Sebastião José de Carvalho e Melo, marquês de Pombal - 1699-1782.
Hero or Bete-Noir


Portuguese statesman Pombal was one of the giants of the XVIII century. Often forgotten outside Portugal, the dreaded Marques de Pombal was Portugal's Richelieu. A man to be feared and obeyed.

After studying law at the University of Coimbra, he served as ambassador to England and Austria, was made secretary for foreign affairs and war by King Joseph in 1750, and became chief minister in 1756. The most dynamic political figure in Portugal since the 16th century, Pombal was an exponent of absolutism, an anticleric, and a zealous organizer.

When Lisbon was destroyed by the earthquake of 1755, he met the emergency head-on as he supervised the reconstruction of the city. It was an increadable recovery in the wake of cataclysmic destruction. Lisbon, one of the great cities of the world, was almost anihilated in less than a hour, and Portugal's very existence threatened. Pomabl's response was brilliant, swift, courageous, and humane. He did not utter the famous "let us bury the dead and care for the living" that was attributed to him though he was the man to put the sentiment into practise. He was also a ruthless and dangerous man, viewed as a contagion, an enemy of the state, real or imagined, one to be cured or eradicated.

Pombal's achievements, however, went far beyond the reconstruction of the capital. An unusually single-minded and ruthless first minister, he was also one of the eighteenth century's most successful 'enlightened despots'. He curbed the Inquisition by subordinating it to the King's authority, he expelled the Jesuits from Portugal and its colonies, and he redrafted the property laws to prevent the accumulation of great wealth by the church. A believer in enlightened despotism, he ended slavery in Portugal, reorganized the educational and military systems, and encouraged agriculture and industry, partly by establishing monopolies.

He came into conflict with the Jesuits, who exercised influence at Court and in the country. They blocked his projects to marry the heiress presumptive to the Protestant Duke of Cumberland and to grant privileges to the Jews in return for aid in rebuilding Lisbon, but the first open dispute arose in 1750 over the execution of the Treaty of Limits which regulated Spanish and Portuguese jurisdiction in the River Plate.

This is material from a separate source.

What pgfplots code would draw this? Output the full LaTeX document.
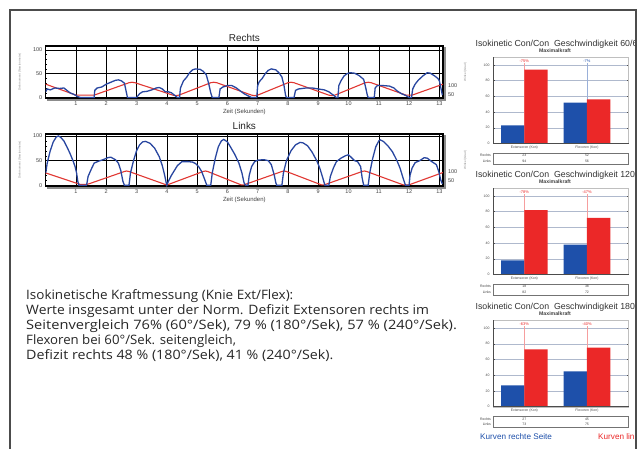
\documentclass[border=0pt]{standalone}
\usepackage{fontspec}
\setmainfont{Liberation Sans}
\newfontfamily\bodyfont{Open Sans}
\usepackage{graphicx}
\usepackage{pgfplots}
\pgfplotsset{compat=1.18}
\definecolor{cblue}{RGB}{40,70,160}
\definecolor{cred}{RGB}{225,55,50}
\definecolor{bblue}{RGB}{30,80,170}
\definecolor{bred}{RGB}{235,40,40}
\definecolor{gridblue}{RGB}{175,185,205}
\pgfplotsset{
 linechart/.style={scale only axis, width=397.3bp, height=52bp, xmin=0, xmax=13.12,
  xtick={1,...,13}, ytick={0,50,100}, minor y tick num=4,
  xmajorgrids, ymajorgrids, major grid style={black, line width=0.5pt},
  axis line style={black, line width=1.1pt},
  xtick style={draw=none}, ytick style={black, line width=0.4pt},
  minor tick style={black, line width=0.3pt},
  major tick length=2bp, minor tick length=1.5bp,
  ticklabel style={font=\fontsize{5.5}{6}\selectfont, text=black!75},
  /pgf/number format/assume math mode=true,
  xlabel={Zeit (Sekunden)}, xlabel style={font=\fontsize{6}{6}\selectfont, text=black!75, yshift=3bp},
  title style={font=\fontsize{10}{10}\selectfont, text=black!85, yshift=-5bp},
  ylabel style={font=\fontsize{3}{3}\selectfont, text=black!45}, ylabel shift=5bp,
 },
 rightaxis/.style={scale only axis, width=397.3bp, height=52bp, axis x line=none, axis y line*=right,
  xmin=0, xmax=1, ytick={50,100}, tick align=outside, axis line style={draw=none},
  ytick style={black, line width=0.4pt}, major tick length=2.5bp,
  yticklabel style={font=\fontsize{5.5}{6}\selectfont, text=black!75, xshift=-1bp},
  /pgf/number format/assume math mode=true,
  ylabel={Winkel (Grad)}, ylabel style={font=\fontsize{3}{3}\selectfont, text=black!45},
 },
 barchart/.style={scale only axis, width=135.6bp, height=86.5bp, clip=false,
  xmin=-0.5, xmax=1.665, ymin=0, ymax=110,
  xtick={0,1}, xticklabels={Extensoren (Kon), Flexoren (Kon)}, xtick style={draw=none},
  ytick={0,20,...,100}, minor y tick num=3, ymajorgrids,
  major grid style={gridblue, line width=0.4pt},
  axis line style={black!25, line width=0.4pt},
  ytick style={black!70, line width=0.3pt}, major tick length=1.5bp, minor tick length=1bp,
  ticklabel style={font=\fontsize{3.5}{4}\selectfont, text=black!70},
  xticklabel style={yshift=1bp},
  /pgf/number format/assume math mode=true,
 },
}
\newcommand{\tinyf}{\fontsize{3.5}{4}\selectfont}
\newcommand{\barpanel}[9]{%
\begin{axis}[barchart, at={(493bp,-#1bp)}, anchor=south west]
\node[anchor=west, font=\fontsize{8.8}{9}\selectfont, text=black!80, inner sep=0] at (axis cs:-0.78,126) {Isokinetic Con/Con\ \ Geschwindigkeit #2};
\node[font=\bfseries\fontsize{5.2}{6}\selectfont, text=black!75, inner sep=0] at (axis cs:0.49,118.5) {Maximalkraft};
\draw[bred!45, line width=0.35pt] (axis cs:0,0) -- (axis cs:0,102);
\draw[#9!45, line width=0.35pt] (axis cs:1,0) -- (axis cs:1,102);
\node[text=bred, font=\fontsize{4}{4}\selectfont, inner sep=0] at (axis cs:0,105) {#7};
\node[text=#9, font=\fontsize{4}{4}\selectfont, inner sep=0] at (axis cs:1,105) {#8};
\addplot[ybar, bar width=0.372, bar shift=-0.186, fill=bblue, draw=none] coordinates {(0,#3) (1,#5)};
\addplot[ybar, bar width=0.372, bar shift=0.186, fill=bred, draw=none] coordinates {(0,#4) (1,#6)};
\draw[black!70, line width=0.5pt] (rel axis cs:0,1) -- (rel axis cs:0,0) -- (rel axis cs:1,0);
\draw[black!55, line width=0.4pt] (axis cs:-0.5,-12) rectangle (axis cs:1.665,-26.5);
\node[anchor=east, font=\tinyf, text=black!75, inner sep=0] at (axis cs:-0.53,-15.5) {Rechts};
\node[anchor=east, font=\tinyf, text=black!75, inner sep=0] at (axis cs:-0.53,-22.8) {Links};
\node[font=\tinyf, text=black!75, inner sep=0] at (axis cs:0,-15.5) {#3};
\node[font=\tinyf, text=black!75, inner sep=0] at (axis cs:1,-15.5) {#5};
\node[font=\tinyf, text=black!75, inner sep=0] at (axis cs:0,-22.8) {#4};
\node[font=\tinyf, text=black!75, inner sep=0] at (axis cs:1,-22.8) {#6};
\end{axis}}
\begin{document}
\begin{tikzpicture}
\useasboundingbox (0,0) rectangle (641bp,-449bp);
\fill[white] (0,0) rectangle (641bp,-449bp);

% ---------- Rechts ----------
\begin{axis}[linechart, name=rechts, at={(45.7bp,-46bp)}, anchor=north west,
  ymin=-1, ymax=108, title={Rechts}, ylabel={Drehmoment (Newtonmeter)}]
\addplot[cred, line width=1.1pt] coordinates {(0,28)(1.0,5)(1.6,5)(2.75,31)(2.85,32)(2.95,31)(4.2,5)(4.3,4)(4.4,5)(5.45,31)(5.55,32)(5.65,31)(6.8,5)(6.9,4)(7.0,5)(8.0,31)(8.1,32)(8.2,31)(9.35,5)(9.45,4)(9.55,5)(10.55,31)(10.65,32)(10.75,31)(11.9,5)(12.1,5)(13.12,28)};
\addplot[cblue, line width=1.3pt] coordinates {(0,12)(0.05,18)(0.15,16)(0.3,20)(0.45,19)(0.6,20)(0.7,15)(0.8,10)(0.95,6)(1.05,2)(1.15,0)(1.6,0)(1.62,15)(1.7,20)(1.85,22)(2.0,28)(2.15,32)(2.3,36)(2.4,37)(2.5,35)(2.6,30)(2.65,15)(2.7,0)(3.0,0)(3.1,8)(3.2,12)(3.35,13)(3.5,16)(3.65,20)(3.75,21)(3.85,18)(3.95,12)(4.05,12)(4.15,10)(4.25,5)(4.35,0)(4.42,0)(4.45,20)(4.55,35)(4.65,42)(4.75,52)(4.85,58)(4.95,60)(5.1,59)(5.2,55)(5.3,48)(5.38,30)(5.45,10)(5.5,0)(5.72,0)(5.76,18)(5.85,22)(6.0,25)(6.15,25)(6.3,20)(6.4,15)(6.55,8)(6.7,3)(6.8,0)(6.97,0)(7.0,25)(7.05,33)(7.15,40)(7.25,50)(7.35,57)(7.45,60)(7.6,58)(7.7,52)(7.8,43)(7.87,25)(7.92,5)(7.95,0)(8.2,0)(8.25,15)(8.35,18)(8.6,20)(8.8,20)(9.0,18)(9.2,16)(9.35,12)(9.5,5)(9.6,0)(9.65,0)(9.68,25)(9.75,35)(9.85,45)(9.95,50)(10.05,52)(10.2,51)(10.35,46)(10.5,38)(10.57,20)(10.62,5)(10.65,0)(10.85,0)(10.88,20)(10.95,25)(11.15,25)(11.35,24)(11.5,20)(11.6,14)(11.75,8)(11.9,4)(12.0,0)(12.08,0)(12.12,18)(12.2,28)(12.3,36)(12.45,45)(12.6,52)(12.7,51)(12.85,45)(12.95,40)(13.0,35)(13.05,20)(13.1,5)};
\end{axis}
\begin{axis}[rightaxis, at={(45.7bp,-46bp)}, anchor=north west, ymin=32.2, ymax=322]
\addplot[draw=none] coordinates {(0.5,100)};
\end{axis}
\draw[black!45, line width=1.2bp] ([xshift=2bp,yshift=-1bp]rechts.north east) -- ([xshift=2bp,yshift=-2bp]rechts.south east) -- ([xshift=1bp,yshift=-2bp]rechts.south west);

% ---------- Links ----------
\begin{axis}[linechart, name=links, at={(45.7bp,-134bp)}, anchor=north west,
  ymin=-1.4, ymax=104, title={Links}, ylabel={Drehmoment (Newtonmeter)}]
\addplot[cred, line width=1.1pt] coordinates {(0,25)(1.13,2)(1.38,2)(2.6,28)(2.67,29)(2.75,28)(3.98,1)(4.02,1)(5.2,28)(5.27,29)(5.35,28)(6.45,1)(6.55,1)(7.8,28)(7.87,29)(7.95,28)(9.1,1)(9.2,1)(10.45,28)(10.52,29)(10.6,28)(11.8,1)(12.0,1)(13.12,26)};
\addplot[cblue, line width=1.3pt] coordinates {(0,25)(0.05,45)(0.15,70)(0.25,88)(0.35,98)(0.42,100)(0.5,97)(0.6,90)(0.7,78)(0.8,65)(0.9,50)(0.97,38)(1.02,25)(1.06,8)(1.1,0)(1.35,0)(1.4,18)(1.5,32)(1.6,45)(1.75,49)(1.9,52)(2.05,56)(2.15,57)(2.3,52)(2.4,45)(2.48,30)(2.55,8)(2.6,0)(2.75,0)(2.8,25)(2.9,50)(3.0,70)(3.1,82)(3.2,88)(3.3,89)(3.45,85)(3.6,75)(3.75,58)(3.85,40)(3.93,20)(3.98,5)(4.0,0)(4.05,8)(4.15,20)(4.25,30)(4.35,40)(4.5,48)(4.7,48)(4.85,47)(4.95,44)(5.05,38)(5.15,28)(5.25,12)(5.32,0)(5.45,0)(5.5,25)(5.6,55)(5.7,78)(5.8,90)(5.88,93)(6.0,88)(6.1,78)(6.25,62)(6.38,45)(6.48,25)(6.55,5)(6.6,0)(6.68,0)(6.72,20)(6.8,38)(6.9,48)(7.0,51)(7.2,52)(7.35,50)(7.45,42)(7.55,20)(7.6,5)(7.63,0)(7.8,0)(7.85,25)(7.95,50)(8.1,70)(8.25,82)(8.4,87)(8.5,86)(8.65,80)(8.8,67)(8.95,50)(9.05,35)(9.15,15)(9.22,0)(9.35,0)(9.4,18)(9.5,35)(9.6,48)(9.75,55)(9.9,60)(10.0,62)(10.1,56)(10.2,50)(10.3,48)(10.4,38)(10.45,15)(10.5,0)(10.65,0)(10.7,25)(10.8,55)(10.9,78)(11.0,90)(11.05,92)(11.15,89)(11.3,80)(11.45,68)(11.6,50)(11.7,35)(11.8,15)(11.88,0)(12.0,0)(12.03,20)(12.1,35)(12.2,46)(12.35,50)(12.5,56)(12.6,55)(12.75,48)(12.9,42)(12.98,28)(13.05,10)(13.1,3)};
\end{axis}
\begin{axis}[rightaxis, at={(45.7bp,-134bp)}, anchor=north west, ymin=22.4, ymax=310.4]
\addplot[draw=none] coordinates {(0.5,100)};
\end{axis}
\draw[black!45, line width=1.2bp] ([xshift=2bp,yshift=-1bp]links.north east) -- ([xshift=2bp,yshift=-2bp]links.south east) -- ([xshift=1bp,yshift=-2bp]links.south west);

% ---------- bar panels ----------
\begin{scope}
\clip (0,0) rectangle (635bp,-449bp);
\barpanel{143.5}{60/60}{23}{94}{52}{56}{-75\%}{-7\%}{bblue}
\barpanel{274.5}{120/120}{18}{82}{38}{72}{-78\%}{-47\%}{bred}
\barpanel{406.7}{180/180}{27}{73}{45}{75}{-63\%}{-40\%}{bred}
\node[anchor=base west, font=\fontsize{8.2}{9}\selectfont, text=bblue, inner sep=0] at (480bp,-439bp) {Kurven rechte Seite};
\node[anchor=base west, font=\fontsize{8.2}{9}\selectfont, text=bred, inner sep=0] at (598bp,-439bp) {Kurven linke Seite};
\end{scope}

% ---------- text ----------
\begin{scope}[every node/.style={anchor=base west, inner sep=0, font=\bodyfont\fontsize{13}{15}\selectfont, text=black!85}]
\node at (26bp,-299.5bp) {\scalebox{1.04}[1]{Isokinetische Kraftmessung (Knie Ext/Flex):}};
\node at (26bp,-314.5bp) {\scalebox{1.07}[1]{Werte insgesamt unter der Norm. Defizit Extensoren rechts im}};
\node at (26bp,-329.5bp) {\scalebox{1.13}[1]{Seitenvergleich 76\% (60°/Sek), 79 \% (180°/Sek), 57 \% (240°/Sek).}};
\node at (26bp,-344.5bp) {\scalebox{1.02}[1]{Flexoren bei 60°/Sek. seitengleich,}};
\node at (26bp,-359.5bp) {\scalebox{1.10}[1]{Defizit rechts 48 \% (180°/Sek), 41 \% (240°/Sek).}};
\end{scope}

% outer frame
\draw[black!70, line width=1.2bp] (10bp,-449bp) -- (10bp,-10bp) -- (636bp,-10bp) -- (636bp,-449bp);
\end{tikzpicture}
\end{document}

Pombal took strong measures to build up Brazil with increased production of minerals, tobacco, and sugar. He also sought to strengthen and regulate Portuguese commerce, thus making the country less dependent on England. Pombal's whole program, however, was executed by ruthless suppression of all opposition. The creation of a wine monopoly in 1757 caused an uprising in Oporto, which was put down with ferocity. A group of nobles accused of attempting to kill the King in 1758 were tortured to death and thousands imprisoned. Upon King Joseph's death in 1777, however, the new ruler, Maria I, banished the former minister from Lisbon, deprived him of his powers, freed his prisoners and revoked many of his reforms.